• [Problem to work on]: Without the pictures, print the lines running from the beginning of the material to the line containing "import plotly.graph_objects as go", both ends included.

## Begin

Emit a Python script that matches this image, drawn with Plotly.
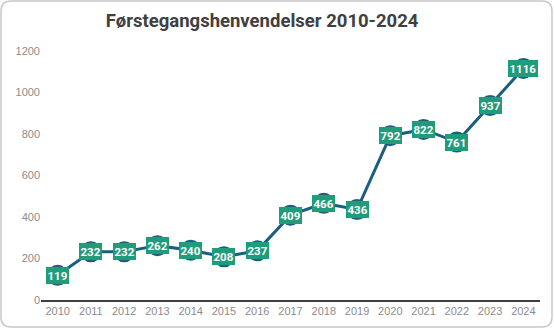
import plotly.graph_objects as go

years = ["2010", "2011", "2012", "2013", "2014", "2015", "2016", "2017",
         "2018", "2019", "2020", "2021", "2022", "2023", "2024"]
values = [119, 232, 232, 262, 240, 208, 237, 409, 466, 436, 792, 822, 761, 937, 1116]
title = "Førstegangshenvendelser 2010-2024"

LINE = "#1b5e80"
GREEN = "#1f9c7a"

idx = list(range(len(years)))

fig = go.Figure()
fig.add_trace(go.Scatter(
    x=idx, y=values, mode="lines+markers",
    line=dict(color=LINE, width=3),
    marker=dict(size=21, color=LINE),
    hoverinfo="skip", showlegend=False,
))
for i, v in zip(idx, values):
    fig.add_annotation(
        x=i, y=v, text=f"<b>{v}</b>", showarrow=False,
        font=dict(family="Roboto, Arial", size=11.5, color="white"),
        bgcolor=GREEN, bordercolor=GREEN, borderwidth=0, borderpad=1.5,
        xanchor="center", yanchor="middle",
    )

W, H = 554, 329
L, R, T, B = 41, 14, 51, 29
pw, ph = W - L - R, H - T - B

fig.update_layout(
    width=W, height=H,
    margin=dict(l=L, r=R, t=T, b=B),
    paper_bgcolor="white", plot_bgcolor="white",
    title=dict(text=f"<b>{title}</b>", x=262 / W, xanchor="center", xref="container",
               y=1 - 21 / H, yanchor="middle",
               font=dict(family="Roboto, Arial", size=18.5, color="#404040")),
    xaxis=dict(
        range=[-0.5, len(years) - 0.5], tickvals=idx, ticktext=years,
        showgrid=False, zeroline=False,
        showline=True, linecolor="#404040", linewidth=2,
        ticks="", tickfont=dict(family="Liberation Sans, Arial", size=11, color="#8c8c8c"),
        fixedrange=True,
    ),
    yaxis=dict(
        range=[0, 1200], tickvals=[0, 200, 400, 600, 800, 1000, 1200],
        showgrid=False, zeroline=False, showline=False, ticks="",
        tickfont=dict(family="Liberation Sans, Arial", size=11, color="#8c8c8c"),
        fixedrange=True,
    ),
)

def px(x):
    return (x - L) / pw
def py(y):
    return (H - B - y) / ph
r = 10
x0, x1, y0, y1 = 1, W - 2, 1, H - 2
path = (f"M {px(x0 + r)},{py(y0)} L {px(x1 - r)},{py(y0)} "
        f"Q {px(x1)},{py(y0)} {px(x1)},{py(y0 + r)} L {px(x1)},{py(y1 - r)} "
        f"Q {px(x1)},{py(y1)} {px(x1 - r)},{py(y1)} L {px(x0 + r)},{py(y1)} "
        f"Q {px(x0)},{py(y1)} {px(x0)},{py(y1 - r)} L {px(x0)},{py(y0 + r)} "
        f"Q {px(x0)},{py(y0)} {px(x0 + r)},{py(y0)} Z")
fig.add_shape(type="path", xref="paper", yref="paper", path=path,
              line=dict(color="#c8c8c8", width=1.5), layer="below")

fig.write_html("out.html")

## End

• [Written answer]:
Emit a Python script that matches this image, drawn with Plotly.
import plotly.graph_objects as go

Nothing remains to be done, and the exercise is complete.